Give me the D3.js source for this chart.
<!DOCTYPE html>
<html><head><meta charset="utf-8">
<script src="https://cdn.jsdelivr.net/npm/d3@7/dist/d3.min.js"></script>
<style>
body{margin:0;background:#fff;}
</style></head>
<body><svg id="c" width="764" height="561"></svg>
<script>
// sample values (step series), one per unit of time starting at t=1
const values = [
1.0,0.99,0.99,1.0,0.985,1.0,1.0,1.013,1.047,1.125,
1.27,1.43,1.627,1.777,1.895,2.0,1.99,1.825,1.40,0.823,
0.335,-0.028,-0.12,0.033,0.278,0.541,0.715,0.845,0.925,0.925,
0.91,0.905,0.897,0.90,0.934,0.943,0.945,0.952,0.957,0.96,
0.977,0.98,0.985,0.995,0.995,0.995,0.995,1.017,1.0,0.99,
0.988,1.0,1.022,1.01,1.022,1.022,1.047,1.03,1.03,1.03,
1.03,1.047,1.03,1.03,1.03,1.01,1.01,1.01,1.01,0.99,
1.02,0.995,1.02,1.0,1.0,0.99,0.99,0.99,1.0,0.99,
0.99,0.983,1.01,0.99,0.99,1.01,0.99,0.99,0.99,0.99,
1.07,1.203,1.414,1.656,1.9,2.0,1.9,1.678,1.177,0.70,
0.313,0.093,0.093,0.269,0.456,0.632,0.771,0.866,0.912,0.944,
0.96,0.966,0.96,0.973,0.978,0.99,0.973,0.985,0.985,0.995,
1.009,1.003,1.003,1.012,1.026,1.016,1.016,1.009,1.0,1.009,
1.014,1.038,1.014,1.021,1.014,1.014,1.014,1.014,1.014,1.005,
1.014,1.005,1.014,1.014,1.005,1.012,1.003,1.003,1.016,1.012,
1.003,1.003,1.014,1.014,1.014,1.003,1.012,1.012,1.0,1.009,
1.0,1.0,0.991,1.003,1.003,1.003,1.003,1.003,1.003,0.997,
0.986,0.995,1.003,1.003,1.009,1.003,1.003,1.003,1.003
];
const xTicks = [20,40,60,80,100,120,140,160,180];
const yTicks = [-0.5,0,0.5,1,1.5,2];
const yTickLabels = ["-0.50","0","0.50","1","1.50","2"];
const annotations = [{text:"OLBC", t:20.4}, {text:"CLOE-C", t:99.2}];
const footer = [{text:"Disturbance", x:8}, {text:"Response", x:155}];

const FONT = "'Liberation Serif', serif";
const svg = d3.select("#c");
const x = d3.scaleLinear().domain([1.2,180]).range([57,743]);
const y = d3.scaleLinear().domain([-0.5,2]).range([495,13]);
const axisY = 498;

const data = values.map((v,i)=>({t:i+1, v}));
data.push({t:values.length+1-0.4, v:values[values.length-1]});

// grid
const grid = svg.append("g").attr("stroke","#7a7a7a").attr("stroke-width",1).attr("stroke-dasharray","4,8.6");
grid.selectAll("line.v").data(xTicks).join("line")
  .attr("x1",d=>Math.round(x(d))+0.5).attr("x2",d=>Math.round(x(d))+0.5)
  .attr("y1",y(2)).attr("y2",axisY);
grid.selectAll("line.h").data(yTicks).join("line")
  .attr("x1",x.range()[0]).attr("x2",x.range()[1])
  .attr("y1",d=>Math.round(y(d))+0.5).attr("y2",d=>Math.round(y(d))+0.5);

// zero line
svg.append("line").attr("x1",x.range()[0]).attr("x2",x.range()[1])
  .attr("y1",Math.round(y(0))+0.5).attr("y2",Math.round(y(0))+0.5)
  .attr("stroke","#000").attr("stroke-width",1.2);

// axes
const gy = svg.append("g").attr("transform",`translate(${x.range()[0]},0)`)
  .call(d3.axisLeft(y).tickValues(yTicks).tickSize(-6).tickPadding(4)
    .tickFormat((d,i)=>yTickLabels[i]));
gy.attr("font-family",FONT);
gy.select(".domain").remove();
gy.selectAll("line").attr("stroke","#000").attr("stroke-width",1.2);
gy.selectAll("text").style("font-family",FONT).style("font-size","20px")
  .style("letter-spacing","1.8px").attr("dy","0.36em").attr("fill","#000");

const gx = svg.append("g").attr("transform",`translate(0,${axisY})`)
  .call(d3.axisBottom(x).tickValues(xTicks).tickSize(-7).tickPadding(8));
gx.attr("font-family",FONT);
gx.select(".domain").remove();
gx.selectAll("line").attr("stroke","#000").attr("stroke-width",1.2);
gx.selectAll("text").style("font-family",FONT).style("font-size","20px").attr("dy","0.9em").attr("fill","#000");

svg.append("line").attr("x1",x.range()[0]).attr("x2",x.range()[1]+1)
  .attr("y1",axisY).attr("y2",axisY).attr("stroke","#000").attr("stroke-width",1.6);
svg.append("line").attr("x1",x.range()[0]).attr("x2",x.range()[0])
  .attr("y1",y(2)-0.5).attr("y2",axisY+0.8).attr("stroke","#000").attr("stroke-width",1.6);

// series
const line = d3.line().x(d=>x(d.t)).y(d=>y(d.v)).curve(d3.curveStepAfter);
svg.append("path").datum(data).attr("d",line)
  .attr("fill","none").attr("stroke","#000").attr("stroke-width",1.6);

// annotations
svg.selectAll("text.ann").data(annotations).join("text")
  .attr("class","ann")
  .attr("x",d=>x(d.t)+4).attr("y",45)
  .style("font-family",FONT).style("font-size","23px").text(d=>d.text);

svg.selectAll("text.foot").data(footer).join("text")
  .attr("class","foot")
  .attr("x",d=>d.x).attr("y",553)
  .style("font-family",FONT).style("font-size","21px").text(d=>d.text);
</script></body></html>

────────────────────────────────────────

THE TASK: Repeat the data above exactly.

THE SOLUTION:
Give me the D3.js source for this chart.
<!DOCTYPE html>
<html><head><meta charset="utf-8">
<script src="https://cdn.jsdelivr.net/npm/d3@7/dist/d3.min.js"></script>
<style>
body{margin:0;background:#fff;}
</style></head>
<body><svg id="c" width="764" height="561"></svg>
<script>
// sample values (step series), one per unit of time starting at t=1
const values = [
1.0,0.99,0.99,1.0,0.985,1.0,1.0,1.013,1.047,1.125,
1.27,1.43,1.627,1.777,1.895,2.0,1.99,1.825,1.40,0.823,
0.335,-0.028,-0.12,0.033,0.278,0.541,0.715,0.845,0.925,0.925,
0.91,0.905,0.897,0.90,0.934,0.943,0.945,0.952,0.957,0.96,
0.977,0.98,0.985,0.995,0.995,0.995,0.995,1.017,1.0,0.99,
0.988,1.0,1.022,1.01,1.022,1.022,1.047,1.03,1.03,1.03,
1.03,1.047,1.03,1.03,1.03,1.01,1.01,1.01,1.01,0.99,
1.02,0.995,1.02,1.0,1.0,0.99,0.99,0.99,1.0,0.99,
0.99,0.983,1.01,0.99,0.99,1.01,0.99,0.99,0.99,0.99,
1.07,1.203,1.414,1.656,1.9,2.0,1.9,1.678,1.177,0.70,
0.313,0.093,0.093,0.269,0.456,0.632,0.771,0.866,0.912,0.944,
0.96,0.966,0.96,0.973,0.978,0.99,0.973,0.985,0.985,0.995,
1.009,1.003,1.003,1.012,1.026,1.016,1.016,1.009,1.0,1.009,
1.014,1.038,1.014,1.021,1.014,1.014,1.014,1.014,1.014,1.005,
1.014,1.005,1.014,1.014,1.005,1.012,1.003,1.003,1.016,1.012,
1.003,1.003,1.014,1.014,1.014,1.003,1.012,1.012,1.0,1.009,
1.0,1.0,0.991,1.003,1.003,1.003,1.003,1.003,1.003,0.997,
0.986,0.995,1.003,1.003,1.009,1.003,1.003,1.003,1.003
];
const xTicks = [20,40,60,80,100,120,140,160,180];
const yTicks = [-0.5,0,0.5,1,1.5,2];
const yTickLabels = ["-0.50","0","0.50","1","1.50","2"];
const annotations = [{text:"OLBC", t:20.4}, {text:"CLOE-C", t:99.2}];
const footer = [{text:"Disturbance", x:8}, {text:"Response", x:155}];

const FONT = "'Liberation Serif', serif";
const svg = d3.select("#c");
const x = d3.scaleLinear().domain([1.2,180]).range([57,743]);
const y = d3.scaleLinear().domain([-0.5,2]).range([495,13]);
const axisY = 498;

const data = values.map((v,i)=>({t:i+1, v}));
data.push({t:values.length+1-0.4, v:values[values.length-1]});

// grid
const grid = svg.append("g").attr("stroke","#7a7a7a").attr("stroke-width",1).attr("stroke-dasharray","4,8.6");
grid.selectAll("line.v").data(xTicks).join("line")
  .attr("x1",d=>Math.round(x(d))+0.5).attr("x2",d=>Math.round(x(d))+0.5)
  .attr("y1",y(2)).attr("y2",axisY);
grid.selectAll("line.h").data(yTicks).join("line")
  .attr("x1",x.range()[0]).attr("x2",x.range()[1])
  .attr("y1",d=>Math.round(y(d))+0.5).attr("y2",d=>Math.round(y(d))+0.5);

// zero line
svg.append("line").attr("x1",x.range()[0]).attr("x2",x.range()[1])
  .attr("y1",Math.round(y(0))+0.5).attr("y2",Math.round(y(0))+0.5)
  .attr("stroke","#000").attr("stroke-width",1.2);

// axes
const gy = svg.append("g").attr("transform",`translate(${x.range()[0]},0)`)
  .call(d3.axisLeft(y).tickValues(yTicks).tickSize(-6).tickPadding(4)
    .tickFormat((d,i)=>yTickLabels[i]));
gy.attr("font-family",FONT);
gy.select(".domain").remove();
gy.selectAll("line").attr("stroke","#000").attr("stroke-width",1.2);
gy.selectAll("text").style("font-family",FONT).style("font-size","20px")
  .style("letter-spacing","1.8px").attr("dy","0.36em").attr("fill","#000");

const gx = svg.append("g").attr("transform",`translate(0,${axisY})`)
  .call(d3.axisBottom(x).tickValues(xTicks).tickSize(-7).tickPadding(8));
gx.attr("font-family",FONT);
gx.select(".domain").remove();
gx.selectAll("line").attr("stroke","#000").attr("stroke-width",1.2);
gx.selectAll("text").style("font-family",FONT).style("font-size","20px").attr("dy","0.9em").attr("fill","#000");

svg.append("line").attr("x1",x.range()[0]).attr("x2",x.range()[1]+1)
  .attr("y1",axisY).attr("y2",axisY).attr("stroke","#000").attr("stroke-width",1.6);
svg.append("line").attr("x1",x.range()[0]).attr("x2",x.range()[0])
  .attr("y1",y(2)-0.5).attr("y2",axisY+0.8).attr("stroke","#000").attr("stroke-width",1.6);

// series
const line = d3.line().x(d=>x(d.t)).y(d=>y(d.v)).curve(d3.curveStepAfter);
svg.append("path").datum(data).attr("d",line)
  .attr("fill","none").attr("stroke","#000").attr("stroke-width",1.6);

// annotations
svg.selectAll("text.ann").data(annotations).join("text")
  .attr("class","ann")
  .attr("x",d=>x(d.t)+4).attr("y",45)
  .style("font-family",FONT).style("font-size","23px").text(d=>d.text);

svg.selectAll("text.foot").data(footer).join("text")
  .attr("class","foot")
  .attr("x",d=>d.x).attr("y",553)
  .style("font-family",FONT).style("font-size","21px").text(d=>d.text);
</script></body></html>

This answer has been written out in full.